Problem description
Return all the entries exactly, keeping pictures out.

+ + + + + + +

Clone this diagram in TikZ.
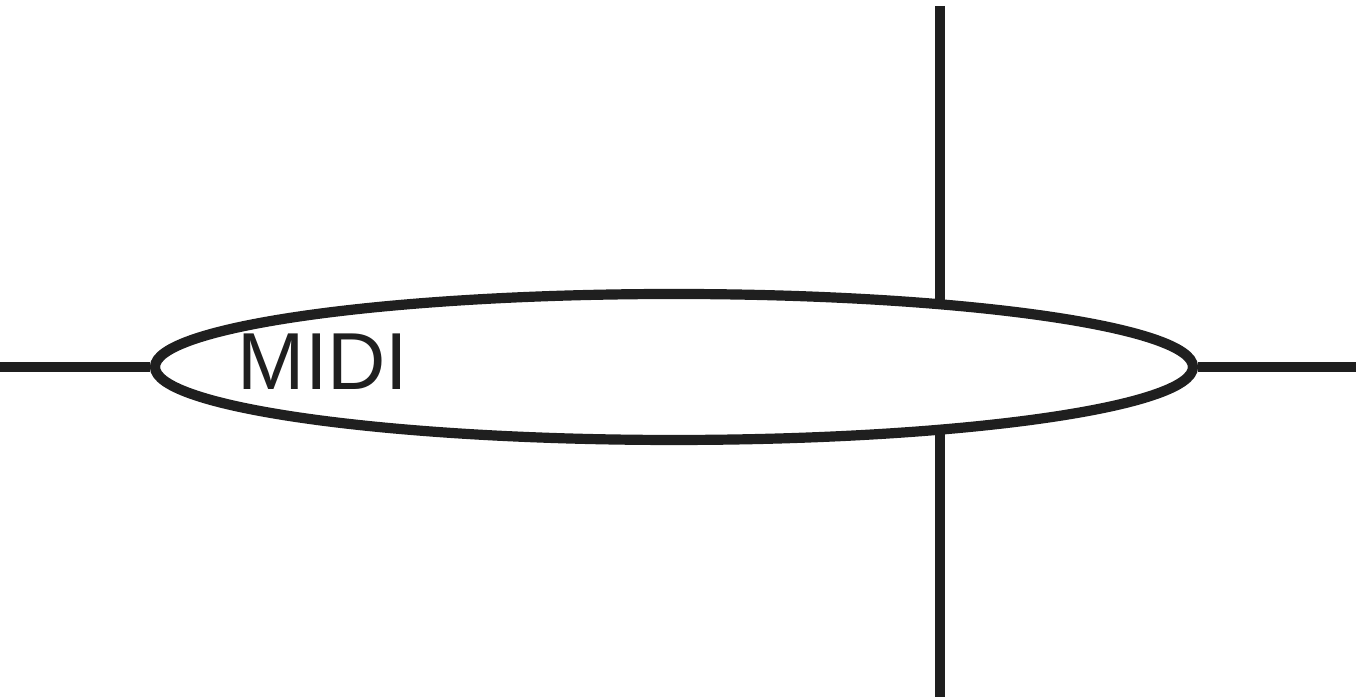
\documentclass[tikz,border=0pt]{standalone}
\usepackage{fontspec}
\setmainfont{Liberation Sans}
\usetikzlibrary{shapes.geometric,positioning}

\begin{document}
\begin{tikzpicture}[
    bus/.style={line width=2.9pt, draw=black!88},
    port/.style={ellipse, line width=2.9pt, draw=black!88, minimum width=10.38cm, minimum height=1.46cm, inner sep=0pt},
    tag/.style={font=\fontsize{23}{23}\selectfont, text=black!88, inner sep=0pt}
]
    \useasboundingbox (0,0) rectangle (13.56,6.97);

    \node[port] (midi) at (6.74,3.30) {};
    \node[tag] (label) at (3.23,3.35) {MIDI};

    \coordinate (inleft) at (0,3.30);
    \coordinate (outright) at (13.56,3.30);
    \coordinate (thrutop) at (9.40,6.91);
    \coordinate (thrubot) at (9.40,0);

    \draw[bus] (inleft) -- (midi.west);
    \draw[bus] (midi.east) -- (outright);
    \draw[bus] (thrutop) -- (thrutop |- midi.12.9);
    \draw[bus] (thrubot) -- (thrubot |- midi.-12.9);
\end{tikzpicture}
\end{document}
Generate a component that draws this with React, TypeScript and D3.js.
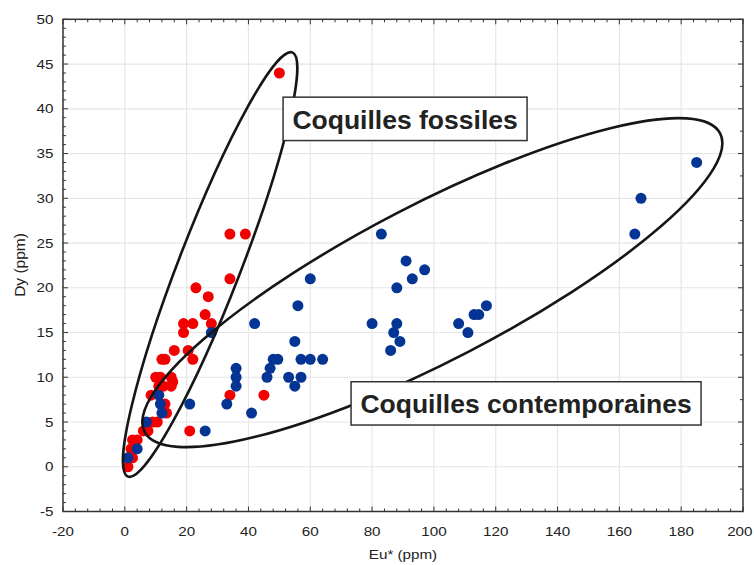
import React from "react";
import * as d3 from "d3";

// Fossil shells (red)
const fossilEu = [50, 34, 39, 34, 23, 27, 26, 28, 19, 22, 19, 16, 20.5, 12, 13, 22, 10, 11.5, 15, 15.5, 11, 12.5, 15, 8.5, 34, 45, 13, 13.5, 9, 10.5, 21, 7.5, 6, 2.5, 4, 2, 2.5, 1];
const fossilDy = [44, 26, 26, 21, 20, 19, 17, 16, 16, 16, 15, 13, 13, 12, 12, 12, 10, 10, 10, 9.5, 9, 9, 9, 8, 8, 8, 7, 6, 5, 5, 4, 4, 4, 3, 3, 2, 1, 0];

// Contemporary shells (blue)
const contempEu = [185, 167, 165, 83, 91, 97, 93, 88, 60, 56, 117, 113, 114.5, 80, 88, 108, 42, 87, 111, 28, 55, 89, 86, 48, 49.5, 57, 60, 64, 47, 36, 46, 36, 53, 57, 36, 55, 11, 11.5, 12, 21, 33, 41, 7, 26, 4, 1];
const contempDy = [34, 30, 26, 26, 23, 22, 21, 20, 21, 18, 18, 17, 17, 16, 16, 16, 16, 15, 15, 15, 14, 14, 13, 12, 12, 12, 12, 12, 11, 11, 10, 10, 10, 10, 9, 9, 8, 7, 6, 7, 7, 6, 5, 4, 2, 1];

const xTicks = [-20, 0, 20, 40, 60, 80, 100, 120, 140, 160, 180, 200];
const yTicks = [-5, 0, 5, 10, 15, 20, 25, 30, 35, 40, 45, 50];

// Ellipse annotations: major-axis tips in data units
const fossilTips = [[1.0, -1.1], [54.2, 46.3]];
const contempTips = [[6.4, 3.9], [192.6, 37.25]];

const labels = ["Coquilles fossiles", "Coquilles contemporaines"];
const labelAnchors = [[51.2, 41.3], [73.2, 9.5]];

const W = 754;
const H = 565;
const FONT = "'Liberation Sans', Arial, sans-serif";
const SX = 1.17;

export default function App() {
  const x = d3.scaleLinear().domain([-20, 200]).range([63, 743]);
  const y = d3.scaleLinear().domain([-5, 50]).range([511.5, 19.3]);
  const [x0, x1] = x.range();
  const [y0, y1] = y.range();

  const xMinor = d3.range(-20, 200.01, 4);
  const yMinor = d3.range(-5, 50.01, 1);
  const yMinorR = d3.range(-5, 50.01, 2.5);

  const ellipse = (tips: number[][], b: number, key: string) => {
    const px1 = x(tips[0][0]), py1 = y(tips[0][1]);
    const px2 = x(tips[1][0]), py2 = y(tips[1][1]);
    const cx = (px1 + px2) / 2, cy = (py1 + py2) / 2;
    const a = Math.hypot(px2 - px1, py2 - py1) / 2;
    const ang = (Math.atan2(py2 - py1, px2 - px1) * 180) / Math.PI;
    return (
      <ellipse key={key} transform={`translate(${cx},${cy}) rotate(${ang})`} rx={a} ry={b}
        fill="none" stroke="#161616" strokeWidth={2.6} />
    );
  };

  const boxSizes = [[244, 43.4], [350, 43.3]];

  return (
    <svg width={W} height={H} style={{ position: "absolute", left: 0, top: 0, background: "#fff" }}
      fontFamily={FONT}>
      <rect x={0} y={0} width={W} height={H} fill="#fff" />
      {/* grid */}
      {xTicks.slice(1, -1).map((t) => (
        <line key={"gx" + t} x1={x(t)} x2={x(t)} y1={y1} y2={y0} stroke="#e6e6e6" strokeWidth={1.2} />
      ))}
      {yTicks.slice(1, -1).map((t) => (
        <line key={"gy" + t} x1={x0} x2={x1} y1={y(t)} y2={y(t)} stroke="#e6e6e6" strokeWidth={1.2} />
      ))}
      {/* minor ticks */}
      {xMinor.map((t) => (
        <g key={"mx" + t}>
          <line x1={x(t)} x2={x(t)} y1={y0} y2={y0 - (t % 20 === 0 ? 5 : 3)} stroke="#333" strokeWidth={1} />
          <line x1={x(t)} x2={x(t)} y1={y1} y2={y1 + (t % 20 === 0 ? 5 : 3)} stroke="#333" strokeWidth={1} />
        </g>
      ))}
      {yMinor.map((t) => (
        <line key={"my" + t} x1={x0} x2={x0 + (t % 5 === 0 ? 5 : 3)} y1={y(t)} y2={y(t)} stroke="#333" strokeWidth={1} />
      ))}
      {yMinorR.map((t) => (
        <line key={"myr" + t} x1={x1} x2={x1 - (t % 5 === 0 ? 5 : 3)} y1={y(t)} y2={y(t)} stroke="#333" strokeWidth={1} />
      ))}
      {/* points */}
      {fossilEu.map((v, i) => (
        <circle key={"f" + i} cx={x(v)} cy={y(fossilDy[i])} r={5.5} fill="#f20000" />
      ))}
      {contempEu.map((v, i) => (
        <circle key={"c" + i} cx={x(v)} cy={y(contempDy[i])} r={5.5} fill="#043594" />
      ))}
      {/* ellipses */}
      {ellipse(fossilTips, 31, "ef")}
      {ellipse(contempTips, 78, "ec")}
      {/* frame */}
      <rect x={x0} y={y1} width={x1 - x0} height={y0 - y1} fill="none" stroke="#333" strokeWidth={1.5} />
      {/* tick labels */}
      {xTicks.map((t, i) => {
        const last = i === xTicks.length - 1;
        return (
          <text key={"tx" + t} transform={`translate(${last ? W - 1.5 : x(t)},${536}) scale(${SX},1)`}
            textAnchor={last ? "end" : "middle"} fontSize={13} fill="#222">{t}</text>
        );
      })}
      {yTicks.map((t) => (
        <text key={"ty" + t} transform={`translate(${53.5},${y(t) + 4.7}) scale(${SX},1)`} textAnchor="end" fontSize={13} fill="#222">{t}</text>
      ))}
      <text transform={`translate(403,559) scale(${SX},1)`} textAnchor="middle" fontSize={13} fill="#222">Eu* (ppm)</text>
      <text transform={`translate(25,265) rotate(-90)`} textAnchor="middle" fontSize={15.5} fill="#222">Dy (ppm)</text>
      {/* annotation boxes */}
      {labels.map((l, i) => {
        const bx = x(labelAnchors[i][0]);
        const by = y(labelAnchors[i][1]);
        return (
          <g key={"lb" + i}>
            <rect x={bx} y={by} width={boxSizes[i][0]} height={boxSizes[i][1]} fill="#fff" stroke="#333" strokeWidth={1.5} />
            <text x={bx + boxSizes[i][0] / 2} y={by + 31.4} textAnchor="middle" fontSize={26.5} fontWeight="bold" fill="#222">{l}</text>
          </g>
        );
      })}
    </svg>
  );
}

+ + + + + + +

Solution
Clone this diagram in TikZ.
\documentclass[tikz,border=0pt]{standalone}
\usepackage{fontspec}
\setmainfont{Liberation Sans}
\usetikzlibrary{shapes.geometric,positioning}

\begin{document}
\begin{tikzpicture}[
    bus/.style={line width=2.9pt, draw=black!88},
    port/.style={ellipse, line width=2.9pt, draw=black!88, minimum width=10.38cm, minimum height=1.46cm, inner sep=0pt},
    tag/.style={font=\fontsize{23}{23}\selectfont, text=black!88, inner sep=0pt}
]
    \useasboundingbox (0,0) rectangle (13.56,6.97);

    \node[port] (midi) at (6.74,3.30) {};
    \node[tag] (label) at (3.23,3.35) {MIDI};

    \coordinate (inleft) at (0,3.30);
    \coordinate (outright) at (13.56,3.30);
    \coordinate (thrutop) at (9.40,6.91);
    \coordinate (thrubot) at (9.40,0);

    \draw[bus] (inleft) -- (midi.west);
    \draw[bus] (midi.east) -- (outright);
    \draw[bus] (thrutop) -- (thrutop |- midi.12.9);
    \draw[bus] (thrubot) -- (thrubot |- midi.-12.9);
\end{tikzpicture}
\end{document}
Generate a component that draws this with React, TypeScript and D3.js.
import React from "react";
import * as d3 from "d3";

// Fossil shells (red)
const fossilEu = [50, 34, 39, 34, 23, 27, 26, 28, 19, 22, 19, 16, 20.5, 12, 13, 22, 10, 11.5, 15, 15.5, 11, 12.5, 15, 8.5, 34, 45, 13, 13.5, 9, 10.5, 21, 7.5, 6, 2.5, 4, 2, 2.5, 1];
const fossilDy = [44, 26, 26, 21, 20, 19, 17, 16, 16, 16, 15, 13, 13, 12, 12, 12, 10, 10, 10, 9.5, 9, 9, 9, 8, 8, 8, 7, 6, 5, 5, 4, 4, 4, 3, 3, 2, 1, 0];

// Contemporary shells (blue)
const contempEu = [185, 167, 165, 83, 91, 97, 93, 88, 60, 56, 117, 113, 114.5, 80, 88, 108, 42, 87, 111, 28, 55, 89, 86, 48, 49.5, 57, 60, 64, 47, 36, 46, 36, 53, 57, 36, 55, 11, 11.5, 12, 21, 33, 41, 7, 26, 4, 1];
const contempDy = [34, 30, 26, 26, 23, 22, 21, 20, 21, 18, 18, 17, 17, 16, 16, 16, 16, 15, 15, 15, 14, 14, 13, 12, 12, 12, 12, 12, 11, 11, 10, 10, 10, 10, 9, 9, 8, 7, 6, 7, 7, 6, 5, 4, 2, 1];

const xTicks = [-20, 0, 20, 40, 60, 80, 100, 120, 140, 160, 180, 200];
const yTicks = [-5, 0, 5, 10, 15, 20, 25, 30, 35, 40, 45, 50];

// Ellipse annotations: major-axis tips in data units
const fossilTips = [[1.0, -1.1], [54.2, 46.3]];
const contempTips = [[6.4, 3.9], [192.6, 37.25]];

const labels = ["Coquilles fossiles", "Coquilles contemporaines"];
const labelAnchors = [[51.2, 41.3], [73.2, 9.5]];

const W = 754;
const H = 565;
const FONT = "'Liberation Sans', Arial, sans-serif";
const SX = 1.17;

export default function App() {
  const x = d3.scaleLinear().domain([-20, 200]).range([63, 743]);
  const y = d3.scaleLinear().domain([-5, 50]).range([511.5, 19.3]);
  const [x0, x1] = x.range();
  const [y0, y1] = y.range();

  const xMinor = d3.range(-20, 200.01, 4);
  const yMinor = d3.range(-5, 50.01, 1);
  const yMinorR = d3.range(-5, 50.01, 2.5);

  const ellipse = (tips: number[][], b: number, key: string) => {
    const px1 = x(tips[0][0]), py1 = y(tips[0][1]);
    const px2 = x(tips[1][0]), py2 = y(tips[1][1]);
    const cx = (px1 + px2) / 2, cy = (py1 + py2) / 2;
    const a = Math.hypot(px2 - px1, py2 - py1) / 2;
    const ang = (Math.atan2(py2 - py1, px2 - px1) * 180) / Math.PI;
    return (
      <ellipse key={key} transform={`translate(${cx},${cy}) rotate(${ang})`} rx={a} ry={b}
        fill="none" stroke="#161616" strokeWidth={2.6} />
    );
  };

  const boxSizes = [[244, 43.4], [350, 43.3]];

  return (
    <svg width={W} height={H} style={{ position: "absolute", left: 0, top: 0, background: "#fff" }}
      fontFamily={FONT}>
      <rect x={0} y={0} width={W} height={H} fill="#fff" />
      {/* grid */}
      {xTicks.slice(1, -1).map((t) => (
        <line key={"gx" + t} x1={x(t)} x2={x(t)} y1={y1} y2={y0} stroke="#e6e6e6" strokeWidth={1.2} />
      ))}
      {yTicks.slice(1, -1).map((t) => (
        <line key={"gy" + t} x1={x0} x2={x1} y1={y(t)} y2={y(t)} stroke="#e6e6e6" strokeWidth={1.2} />
      ))}
      {/* minor ticks */}
      {xMinor.map((t) => (
        <g key={"mx" + t}>
          <line x1={x(t)} x2={x(t)} y1={y0} y2={y0 - (t % 20 === 0 ? 5 : 3)} stroke="#333" strokeWidth={1} />
          <line x1={x(t)} x2={x(t)} y1={y1} y2={y1 + (t % 20 === 0 ? 5 : 3)} stroke="#333" strokeWidth={1} />
        </g>
      ))}
      {yMinor.map((t) => (
        <line key={"my" + t} x1={x0} x2={x0 + (t % 5 === 0 ? 5 : 3)} y1={y(t)} y2={y(t)} stroke="#333" strokeWidth={1} />
      ))}
      {yMinorR.map((t) => (
        <line key={"myr" + t} x1={x1} x2={x1 - (t % 5 === 0 ? 5 : 3)} y1={y(t)} y2={y(t)} stroke="#333" strokeWidth={1} />
      ))}
      {/* points */}
      {fossilEu.map((v, i) => (
        <circle key={"f" + i} cx={x(v)} cy={y(fossilDy[i])} r={5.5} fill="#f20000" />
      ))}
      {contempEu.map((v, i) => (
        <circle key={"c" + i} cx={x(v)} cy={y(contempDy[i])} r={5.5} fill="#043594" />
      ))}
      {/* ellipses */}
      {ellipse(fossilTips, 31, "ef")}
      {ellipse(contempTips, 78, "ec")}
      {/* frame */}
      <rect x={x0} y={y1} width={x1 - x0} height={y0 - y1} fill="none" stroke="#333" strokeWidth={1.5} />
      {/* tick labels */}
      {xTicks.map((t, i) => {
        const last = i === xTicks.length - 1;
        return (
          <text key={"tx" + t} transform={`translate(${last ? W - 1.5 : x(t)},${536}) scale(${SX},1)`}
            textAnchor={last ? "end" : "middle"} fontSize={13} fill="#222">{t}</text>
        );
      })}
      {yTicks.map((t) => (
        <text key={"ty" + t} transform={`translate(${53.5},${y(t) + 4.7}) scale(${SX},1)`} textAnchor="end" fontSize={13} fill="#222">{t}</text>
      ))}
      <text transform={`translate(403,559) scale(${SX},1)`} textAnchor="middle" fontSize={13} fill="#222">Eu* (ppm)</text>
      <text transform={`translate(25,265) rotate(-90)`} textAnchor="middle" fontSize={15.5} fill="#222">Dy (ppm)</text>
      {/* annotation boxes */}
      {labels.map((l, i) => {
        const bx = x(labelAnchors[i][0]);
        const by = y(labelAnchors[i][1]);
        return (
          <g key={"lb" + i}>
            <rect x={bx} y={by} width={boxSizes[i][0]} height={boxSizes[i][1]} fill="#fff" stroke="#333" strokeWidth={1.5} />
            <text x={bx + boxSizes[i][0] / 2} y={by + 31.4} textAnchor="middle" fontSize={26.5} fontWeight="bold" fill="#222">{l}</text>
          </g>
        );
      })}
    </svg>
  );
}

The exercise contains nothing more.